New correlations for the interphase drag in the two-fluid model of gas-liquid flows through packed-bed reactors

Understanding transport phenomena through porous media is essential for applications ranging from water treatment systems to heat pipes. In many of these systems, packed-bed reactors (PBRs) are crucial components, and understanding and quantifying the pressure drop due to flow through the PBR is critical to effective operation. Recent experiments conducted by NASA measured the pressure drop due to gas-liquid flow through a PBR under microgravity conditions.
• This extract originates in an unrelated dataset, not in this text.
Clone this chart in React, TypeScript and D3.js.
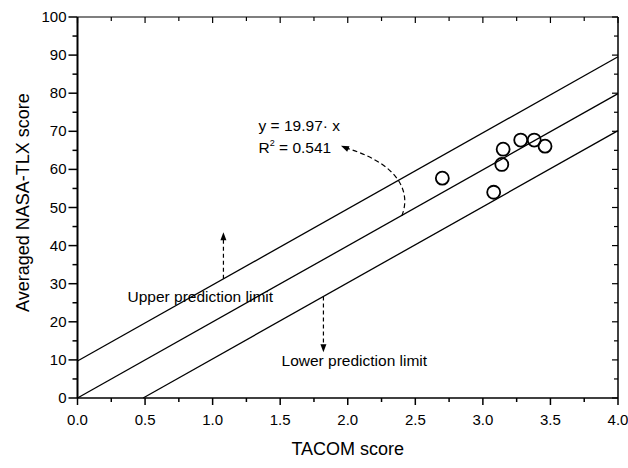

Based on these experiments, we develop correlations for the interphase drag in a two-fluid model (TFM). Specifically, two closure relations are needed for the TFM: the liquid-solid $f_{ls}$ and gas-liquid $f_{gl}$ interphase force. We use an Ergun-type closure for $f_{ls}$. Then, under a 1D flow assumption, the TFM equations are rewritten with $f_{gl}$ as the only unknown. We employ data-driven calculations to determine $f_{gl}$, which we correlate (via composite fits) as a function of the liquid and gas Reynolds numbers, $Re_{l}$ and $Re_{g}$, respectively, and the Suratman number $Su_{l}$. To validate the proposed $f_{gl}(Re_{l},Re_{g},Su_{l})$ closure, we perform two-dimensional (2D) transient, multiphase computational fluid dynamics (CFD) simulations at low $Re_{l}$ and $Re_{g}$ (laminar flow) in ANSYS Fluent employing an Euler-Euler formulation. We find good agreement between the CFD simulations based on the proposed $f_{gl}$ closure and the experimental data.